Israeli Prime Minister Benjamin Netanyahu speaks during his meeting with the prime minister of Hungary, Viktor Orbán and Prime Minister of the Czech Republic, Andrej Babis in Jerusalem, on Thursday, March 11, 2021. (Abir Sultan/Pool Photo via AP)

The chief prosecutor at the International Criminal Court (ICC) has announced he is seeking arrest warrants for the Israeli prime minister, Benjamin Netanyahu, as well as several Hamas leaders over alleged war crimes.

ICC Prosecutor Karim Khan KC issued a statement this morning proposing that arrest warrants are issued for Mr Netanyahu, Israel’s defence minister Yoav Gallant, Hamas leader Yahya Sinwar, Mohammed Diab Ibrahim Al-Masri, Hamas’ military chief, and Ismail Haniyeh, head of Hamas’ political bureau.

The application for warrants comes after weeks of Israel’s staunchest allies calling for restraint in its war in Gaza, particularly around the invasion of the southern Gaza city of Rafah, where more than a million Palestinians fled to avoid being caught up in the earlier stages of Israel’s attacks.

The charges against Netanyahu and Gallant, two of the three core members of Israel’s war cabinet, include “starvation of civilians as a method of warfare … intentionally directing attacks against a civilian population … wilfully causing great suffering … persecution as a crime against humanity … [and] extermination and/or murder.”

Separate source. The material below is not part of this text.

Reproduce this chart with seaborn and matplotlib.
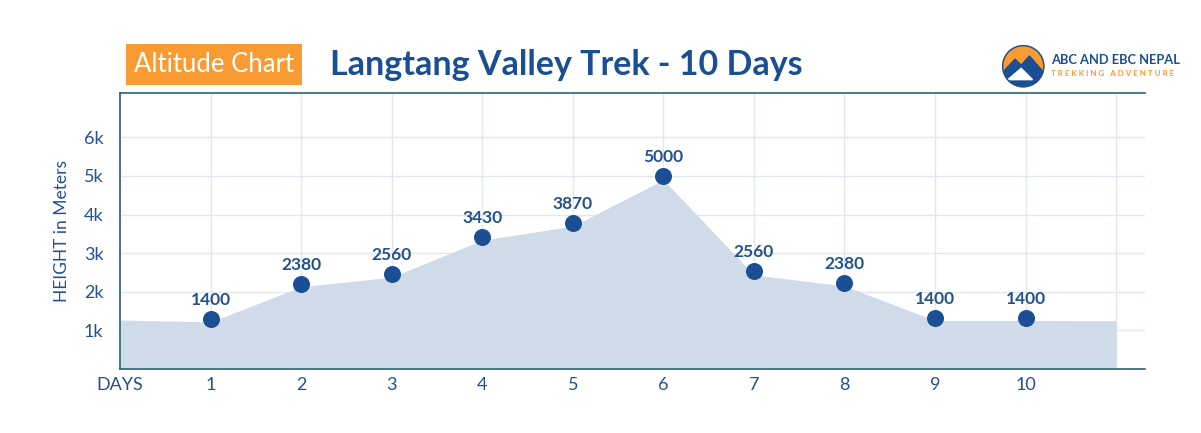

A panel of ICC judges will now consider Mr Khan’s application for the arrest warrants.

If the panel deems it fit to issue the arrests, Mr Netanyahu would be in the same company as Russian President Vladimir Putin, who is currently barred from travelling to any of 124 signatories to the ICC after they issued an arrest warrant against him for his full-scale invasion of Ukraine.

Benny Gantz, Israel’s third war cabinet minister, quickly denounced the seeking of arrest warrants as “a crime of historic proportion”.

“Drawing parallels between the leaders of a democratic country determined to defend itself from despicable terror to leaders of a blood-thirsty terror organisation (Hamas) is a deep distortion of justice and blatant moral bankruptcy,” Mr Gantz said.

More than 35,562 Palestinians have been killed and 79,652 wounded during Israel’s war in Gaza, according to the latest update from the local health ministry. They maintain that the majority of the casualties are women and children.

The charges against Sinwar, Haniyeh and al-Masri all relate to Hamas’ 7 October attack on Israeli soil and the alleged mistreatment of hostages taken into Gaza after the assault.

Around 1,200 people are believed to have been killed during the attack, while 245 people were taken hostage, 120 of which remain in Gaza.

Mr Khan said the crimes of the three leaders include “extermination, murder, taking of hostages, rape and sexual assault in detention”.

He alleges that the three Hamas leaders are “criminally responsible for the killing of hundreds of Israeli civilians in attacks perpetrated by Hamas”.

A senior Hamas official told Reuters after the statement was made that it “equates the victim with the executioner”.

Sami Abu Zuhri also said the ICC decision gives encouragement to Israel to continue its “war of extermination” in Gaza.